Jump to August 2012 and the newspaper (as well as The New York Times Magazine) promotes viatical and life settlements again, this time with the focus on a very ill man--a prognosis of "two years left to live." Similarly, in Accelerated Felon, a very ill man sells his policy shortly before death. Unlike The Times article, my character was paid nine percent of the death benefit. This is based on actual events that occur far too frequently, documented through lawsuits filed by families of a deceased who was defrauded when he sold his life insurance.
The insured man in The Times article is young, only 36 years of age. His death benefit was half a million, but due to his age premiums for the two remaining years of life could not have been astronomical. It was not illegal for him to sell a policy he had owned for years. The problem is The Times never questioned the sale. The insured was offered only $250 thousand. After the broker argued with the buying company, the bid was raised to $305 thousand.
Apparently, the broker made no effort to get bids from other companies, which could have resulted in a higher payment for the insured. Running an auction is "traditional" in this industry (if such a word could apply to a relatively new industry). Why did the broker not run an auction?
It is likely the company that bought the policy pays very high commissions to brokers as a disincentive to seek competing bids. The money paid to the broker reduces the settlement paid to the insured. This, too, is in my novel--as one of the profit-making schemes attributed to a fictional life settlements company.

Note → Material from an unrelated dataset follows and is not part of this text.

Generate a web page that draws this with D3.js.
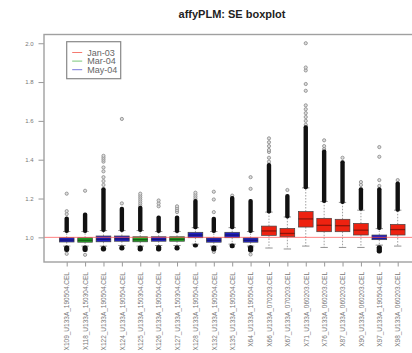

The reporter who wrote the story most often writes for Popular Science and Popular Mechanics. He appears to seek unusual topics and, since he is expert in none of them, he needs people to quote. Never doubting those he was told were "experts," he inadvertently promoted a company driven out of Florida for fraud. Had he done original research, he would have discovered these facts on the internet.
The same lack of investigative or critical thinking skills led the reporter to refer to the broker as an insurance expert. If she were, she would have known and--if she had the best interest of the dying man as a primary concern--she would have told him he could have the insurance company split his half million death benefit into two smaller policies. Then he could sell one when his life expectancy was two years, and sell the other the following year--with far more money, due to a shorter life expectancy.

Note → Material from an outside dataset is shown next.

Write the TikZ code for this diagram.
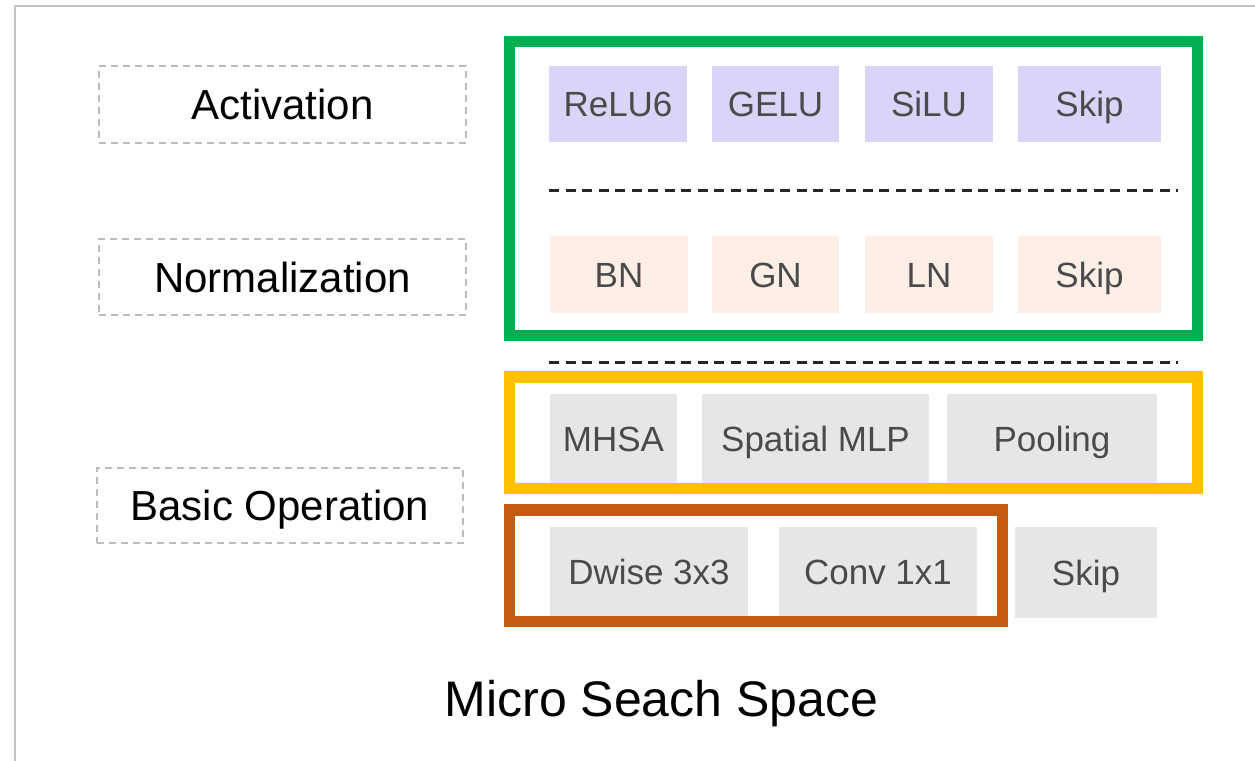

If he had no other need for cash, he could have kept the second policy for his heirs. Surely he did not need $300 thousand paid in one year. There is no way a man with a two year life expectancy could spend $300 thousand dollars in one year, unless he went to Las Vegas. Which is unlikely.

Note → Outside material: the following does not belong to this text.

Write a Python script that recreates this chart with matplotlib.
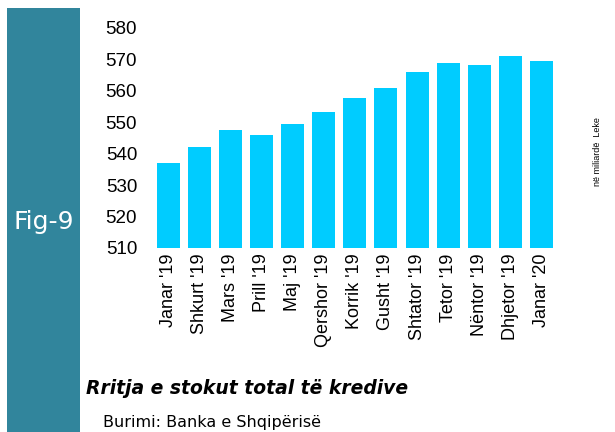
import matplotlib
matplotlib.use("Agg")
from matplotlib import pyplot as plt
from matplotlib.patches import Rectangle

# stoku i kredise, mld leke
muajt = ["Janar '19", "Shkurt '19", "Mars '19", "Prill '19", "Maj '19",
         "Qershor '19", "Korrik '19", "Gusht '19", "Shtator '19",
         "Tetor '19", "Nëntor '19", "Dhjetor '19", "Janar '20"]
vlerat = [537.0, 542.1, 547.5, 546.0, 549.4, 553.3, 557.7,
          561.0, 566.0, 568.9, 568.2, 571.1, 569.5]
yticks = [510, 520, 530, 540, 550, 560, 570, 580]

plt.rcParams['font.family'] = 'Liberation Sans'

fig = plt.figure(figsize=(6.15, 4.32), dpi=100)

# shiriti majtas me Fig-9
fig.patches.append(Rectangle((7/615, 0), 73/615, 424/432, transform=fig.transFigure,
                             facecolor='#31859C', edgecolor='none'))
fig.text(44/615, 1 - 222/432, 'Fig-9', color='white', fontsize=18,
         family='DejaVu Sans', ha='center', va='center')

ax = fig.add_axes([149.6/615, 1 - 248/432, 410.5/615, 220/432])
x = range(len(muajt))
ax.bar(x, vlerat, width=0.74, color='#00CCFF')
ax.set_ylim(510, 580)
ax.set_xlim(-0.6, 12.6)
ax.set_yticks(yticks)
ax.set_yticklabels([str(v) for v in yticks], fontsize=13.5)
ax.set_xticks(list(x))
ax.set_xticklabels(muajt, rotation=90, fontsize=13)
ax.tick_params(axis='y', length=0, pad=9)
ax.tick_params(axis='x', length=0, pad=4)
for s in ax.spines.values():
    s.set_visible(False)

fig.text(598/615, 1 - 152/432, 'në miliardë  Leke', rotation=90, fontsize=6.5,
         ha='center', va='center')
fig.text(86/615, 1 - 388/432, 'Rritja e stokut total të kredive', fontsize=13.5,
         family='DejaVu Sans', fontweight='bold', fontstyle='italic',
         ha='left', va='center')
fig.text(103/615, 1 - 423/432, 'Burimi: Banka e Shqipërisë', fontsize=11.5,
         family='DejaVu Sans', ha='left', va='center')

fig.savefig('out.png', dpi=100)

The article gave a quick nod to the negatives: "settlements still strike many people as creepy." Only creepy? As to life expectancy, "the science of predicting death is imperfect and evolving," followed by encouraging information poured into the reporter's ear by--guess who? People whose affluence is derived from this industry.
Had the reporter read my nonfiction book, Viatical & Life Settlements: An Investor's Guide, his story would be less exciting but more balanced. Nor would he have written as gleefully about predicting life expectancy--after reading details in the chapter researched and written by someone who is objective, who is a known critic of the industry and a consumer advocate for its victims.
Never once in the numbers the reporter cited for the amount of death benefits the industry purchased did he include the word, "estimated." There is no proof to support the numbers. In fact, these companies frequently resell policies to each other. Are the policies counted twice, or thrice? With regulation after-the-fact (after fraud is investigated), there are no reliable figures. And, of course, the reporter did not ask for supporting documentation. The story was too juicy to litter up with facts.
Although the novel, Accidental Felon is not about the viatical and life settlements industry, it exposes many of the abuses not revealed by The Times. In the novel, a data entry clerk at a fictional life settlements company knew her employer invested in the deaths of the insureds and her pay check was the result of people dying, but she was unaware of fraud until after the FBI raided their offices. Although innocent, she is charged with being a co-conspirator. What she learns about her employer appalls her, and should serve as a warning to readers because it is based on actual facts.
The Times, by promoting illegal acquisition of life insurance, not only misleads the public but violates its own motto, "All the news that's fit to print."